A controversial wind farm proposal in Clearview, Ontario appears to have hit a snag, as yesterday the Ontario Superior Court of Justice ruled that its opponents have the right to launch legal action against it if and when it is approved.
The decision was hailed as a victory for opponents of the proposed project. Eric Gillespie, whose firm Cunningham & Gillespie LLP is acting for the plaintiffs in the action says: “There are many people who have been waiting to see how the courts would respond to these types of claims. It now seems clear that as soon as a project is approved residents can start a claim. This appears to be a major step forward for people with concerns about industrial wind projects across Ontario.”
The proposal, by developer WPD Canada Limited, was to build eight wind turbines. It was rejected by Clearview township 7-2 last August. A report drafted by the town’s director of planning and development, Michael Wynia, cited, among other factors, concerns about health risks and noise levels.
Gillespie, whose firm has acted for clients in at least ten other cases in Ontario where wind farms have been approved, says he expects more legal action as a result of the Ontario Superior Court’s decision. The court, noted the firm, acknowledged a 22% to 50% loss of property values in affected areas. Last year Gillespie told the the Toronto Star that in the East Lake St. Clair wind project near Wallaceburg, Ontario, some claimants should be compensated for the full value of their properties because they could find no buyers at all.
Last August, WPD Canada was hit with a $14-million civil lawsuit from Prince Edward County residents concerned that the company’s 29-turbine White Pines wind project would negatively affect their property values.
So are these cases against wind farms about health concerns or property values?
Most all wind farm opponents, including those in the Clearview case, present evidence citing the potential health risks wind farms present. In this case, the court heard from Dr. Robert McMurtry, whom Cunnigham and Gillespie describe as a “medical doctor and internationally recognized and published author on the health effects of industrial wind turbines.”
McMurtry told the court that “There is also a high probability that the proposal will cause one or more of the following adverse health effects at the plaintiffs’ properties: sleep disturbance, annoyance, headache, tinnitus, ear pressure, dizziness, vertigo, nausea, visual blurring, tachycardia, irritability, problems with concentration and memory, and/or panic episodes.”
Simon Chapman, professor of public health at Sydney University, looked at wind farms in Australia and found that more than two-thirds of complaints that had been made by people living near wind farms were in areas that were heavily targeted by anti-wind farm lobbyists.
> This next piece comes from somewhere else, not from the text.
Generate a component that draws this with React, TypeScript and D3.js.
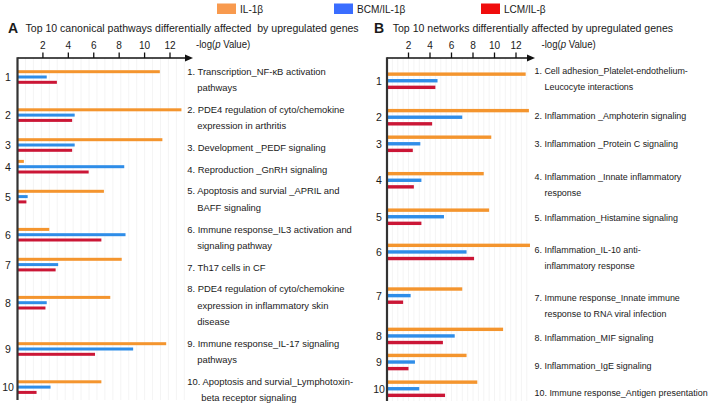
import React from 'react';
import * as d3 from 'd3';

// ---------- data ----------
const seriesNames = ['IL-1β', 'BCM/IL-1β', 'LCM/IL-β'];
const tickValues = [2, 4, 6, 8, 10, 12];

const pathwayLabels: string[][] = [
  ['1. Transcription_NF-κB activation', 'pathways'],
  ['2. PDE4 regulation of cyto/chemokine', 'expression in arthritis'],
  ['3. Development _PEDF signaling'],
  ['4. Reproduction _GnRH signaling'],
  ['5. Apoptosis and survial _APRIL and', 'BAFF signaling'],
  ['6. Immune response_IL3 activation and', 'signaling pathway'],
  ['7. Th17 cells in CF'],
  ['8. PDE4 regulation of cyto/chemokine', 'expression in inflammatory skin', 'disease'],
  ['9. Immune response_IL-17 signaling', 'pathways'],
  ['10. Apoptosis and survial_Lymphotoxin-', 'beta receptor signaling'],
];
const il1bA = [11.2, 12.9, 11.4, 0.5, 6.8, 2.5, 8.2, 7.3, 11.7, 6.6];
const bcmA = [2.3, 4.5, 4.5, 8.4, 0.8, 8.5, 3.2, 2.3, 9.1, 2.6];
const lcmA = [3.1, 4.3, 4.3, 5.6, 0.7, 6.6, 3.0, 2.2, 6.1, 1.5];

const networkLabels: string[][] = [
  ['1. Cell adhesion_Platelet-endothelium-', 'Leucocyte interactions'],
  ['2. Inflammation _Amphoterin signaling'],
  ['3. Inflammation _Protein C signaling'],
  ['4. Inflammation _Innate inflammatory', 'response'],
  ['5. Inflammation_Histamine signaling'],
  ['6. Inflammation_IL-10 anti-', 'inflammatory response'],
  ['7. Immune response_Innate immune', 'response to RNA viral infection'],
  ['8. Inflammation_MIF signaling'],
  ['9. Inflammation_IgE signaling'],
  ['10. Immune response_Antigen presentation'],
];
const il1bB = [12.9, 13.2, 9.7, 9.0, 9.5, 13.3, 7.0, 10.8, 7.4, 8.4];
const bcmB = [4.7, 7.0, 3.1, 3.2, 5.3, 7.4, 2.2, 6.3, 2.6, 3.0];
const lcmB = [4.5, 4.2, 2.4, 2.5, 3.2, 8.1, 1.5, 5.2, 2.0, 5.4];

// layout of panel B rows (in text-line units, hand placed in the original)
const labelRowB = [0, 2.79, 4.56, 6.61, 9.19, 11.15, 14.15, 16.69, 18.4, 20.11];
const groupRowB = [0.59, 2.87, 4.53, 6.81, 9.09, 11.29, 14.02, 16.54, 18.17, 19.84];

// ---------- styles ----------
const legendColors = ['#F89A4E', '#3A6DFF', '#F00D0D'];
const barColors = ['#F4952E', '#2F8DE8', '#CB1636'];
const FONT = 'Liberation Sans, Arial, sans-serif';
const SX = 0.96;

type TP = { x: number; y: number; size: number; children: React.ReactNode; bold?: boolean; anchor?: string; fill?: string; sx?: number };
function T({ x, y, size, children, bold, anchor, fill, sx }: TP) {
  return (
    <text
      transform={`translate(${x},${y}) scale(${sx ?? SX},1)`}
      fontSize={size}
      fontFamily={FONT}
      fontWeight={bold ? 'bold' : 'normal'}
      textAnchor={anchor || 'start'}
      dominantBaseline="central"
      fill={fill || '#1a1a1a'}
      style={{ whiteSpace: 'pre' }}
    >
      {children}
    </text>
  );
}

type PanelProps = {
  letter: string;
  title: string;
  titleX: number;
  letterX: number;
  x: d3.ScaleLinear<number, number>;
  axisEnd: number;
  axisLabelX: number;
  bottom: number;
  groupY: number[];
  labelY: number[][];
  labels: string[][];
  series: number[][];
  numX: number;
  textX: number;
  barGap: number;
  barH: number;
  gridStep: number;
  labelSize: number;
  labelSX: number;
};

function Panel(p: PanelProps) {
  const x0 = p.x(0);
  const axisY = 58;
  const gridVals = d3.range(p.gridStep, p.x.invert(p.axisEnd - 4), p.gridStep);
  return (
    <g>
      <T x={p.letterX} y={28} size={14} bold sx={1}>{p.letter}</T>
      <T x={p.titleX} y={28} size={11}>{p.title}</T>
      {gridVals.map((v, i) => (
        <line key={'g' + i} x1={p.x(v)} x2={p.x(v)} y1={axisY} y2={p.bottom} stroke="#f1f1f1" strokeWidth={0.8} />
      ))}
      {/* bars */}
      {p.series.map((vals, s) =>
        vals.map((v, i) => (
          <rect
            key={`b${s}-${i}`}
            x={x0}
            y={p.groupY[i] + (s - 1) * p.barGap - p.barH / 2}
            width={p.x(v) - x0}
            height={p.barH}
            fill={barColors[s]}
          />
        ))
      )}
      {/* axes */}
      <line x1={x0} x2={p.axisEnd - 5} y1={axisY} y2={axisY} stroke="#111" strokeWidth={1.5} />
      <path d={`M${p.axisEnd},${axisY} L${p.axisEnd - 8},${axisY - 3.5} L${p.axisEnd - 8},${axisY + 3.5} Z`} fill="#111" />
      <line x1={x0} x2={x0} y1={axisY - 0.75} y2={p.bottom} stroke="#333" strokeWidth={2.2} />
      {tickValues.map((t) => (
        <g key={'t' + t}>
          <line x1={p.x(t)} x2={p.x(t)} y1={axisY} y2={axisY - 5.5} stroke="#111" strokeWidth={1.3} />
          <T x={p.x(t)} y={45} size={10.5} anchor="middle">{String(t)}</T>
        </g>
      ))}
      <text
        transform={`translate(${p.axisLabelX},44) scale(${SX},1)`}
        fontSize={10}
        fontFamily={FONT}
        dominantBaseline="central"
        fill="#1a1a1a"
      >
        -log(<tspan fontStyle="italic">p</tspan> Value)
      </text>
      {/* group numbers */}
      {p.groupY.map((y, i) => (
        <T key={'n' + i} x={p.numX} y={y} size={11} anchor="middle">{String(i + 1)}</T>
      ))}
      {/* labels */}
      {p.labels.map((lines, i) =>
        lines.map((ln, k) => (
          <T
            key={`l${i}-${k}`}
            x={k === 0 ? p.textX : p.textX + (i >= 9 ? 14 : 10)}
            y={p.labelY[i][k]}
            size={p.labelSize}
            sx={p.labelSX}
          >
            {ln}
          </T>
        ))
      )}
    </g>
  );
}

export default function App() {
  // Panel A: rows follow the label line counts
  const lineA = d3.scaleLinear().domain([0, 1]).range([71.3, 71.3 + 16.4]);
  const gapA = 5.3 / 16.4;
  const labelYA: number[][] = [];
  const groupYA: number[] = [];
  let u = 0;
  pathwayLabels.forEach((lines) => {
    labelYA.push(lines.map((_, k) => lineA(u + k)));
    groupYA.push(lineA(u + (lines.length - 1) / 2) - 2.5);
    u += lines.length + gapA;
  });

  // Panel B: hand placed rows
  const lineB = d3.scaleLinear().domain([0, 1]).range([71.3, 71.3 + 16]);
  const labelYB = networkLabels.map((lines, i) => lines.map((_, k) => lineB(labelRowB[i] + k)));
  const groupYB = groupRowB.map((r) => lineB(r));

  const xA = d3.scaleLinear().domain([0, 12]).range([17.5, 170]);
  const xB = d3.scaleLinear().domain([0, 12]).range([387, 516]);

  const legendX = [217, 334, 481];

  return (
    <svg width={714} height={406} style={{ position: 'absolute', left: 0, top: 0, background: '#fff' }}>
      <rect width={714} height={406} fill="#fff" />
      {seriesNames.map((n, i) => (
        <g key={n}>
          <rect x={legendX[i]} y={3.5} width={19} height={10.5} fill={legendColors[i]} />
          <T x={legendX[i] + 23} y={9} size={10.5}>{n}</T>
        </g>
      ))}
      <Panel
        letter="A"
        title="Top 10 canonical pathways differentially affected  by upregulated genes"
        letterX={8}
        titleX={25.5}
        x={xA}
        axisEnd={193}
        axisLabelX={196}
        bottom={400}
        groupY={groupYA}
        labelY={labelYA}
        labels={pathwayLabels}
        series={[il1bA, bcmA, lcmA]}
        numX={8}
        textX={187.3}
        barGap={5.3}
        barH={3}
        gridStep={0.625}
        labelSize={9.8}
        labelSX={0.96}
      />
      <Panel
        letter="B"
        title="Top 10 networks differentially affected by upregulated genes"
        letterX={374}
        titleX={392.7}
        x={xB}
        axisEnd={535}
        axisLabelX={541.5}
        bottom={401}
        groupY={groupYB}
        labelY={labelYB}
        labels={networkLabels}
        series={[il1bB, bcmB, lcmB]}
        numX={379}
        textX={534.5}
        barGap={6.6}
        barH={3.4}
        gridStep={0.5}
        labelSize={9.6}
        labelSX={0.93}
      />
    </svg>
  );
}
“The advent of anti-wind farm groups beginning to foment concerns about health (from around 2009) was also strongly correlated with actual complaints being made,” says the report.
Chapman, in a piece written last year for Australian news site The Conversation says the medical evidence against wind farms is less than thin.
“…wind turbine syndrome” (which incidentally produces zero returns from the United States National Library of Medicine’s 23 million research papers) is what we can call a “communicated” disease: it spreads via the nocebo effect by being talked about, and is thereby a strong candidate for being defined as a psychogenic condition.”
Chapman says the medical evidence simply doesn’t stand up to peer review.
“There have now been 17 reviews of the available evidence about wind farms and health, published internationally. These are reviews of all studies, not single pieces of research. Each of these reviews have concluded that wind turbines can annoy a minority of people in their vicinity, but that there is no strong evidence that they make people ill,” notes Chapman. “The reviews conclude that pre-existing negative attitudes to wind farms are generally stronger predictors of annoyance than residential distance to the turbines or recorded levels of noise. In other words, people who don’t like wind farms can often be annoyed and worried by them: some might even worry themselves sick.”
No one wants the value of their property to fall because of any project, and Ontario residents should have sympathy for those people who have seen the value of theirs drop by half, in some cases. But the peer reviewed evidence dispelling wind farm sickness raises should raise a simple, singular point: why should property values be dropping at all?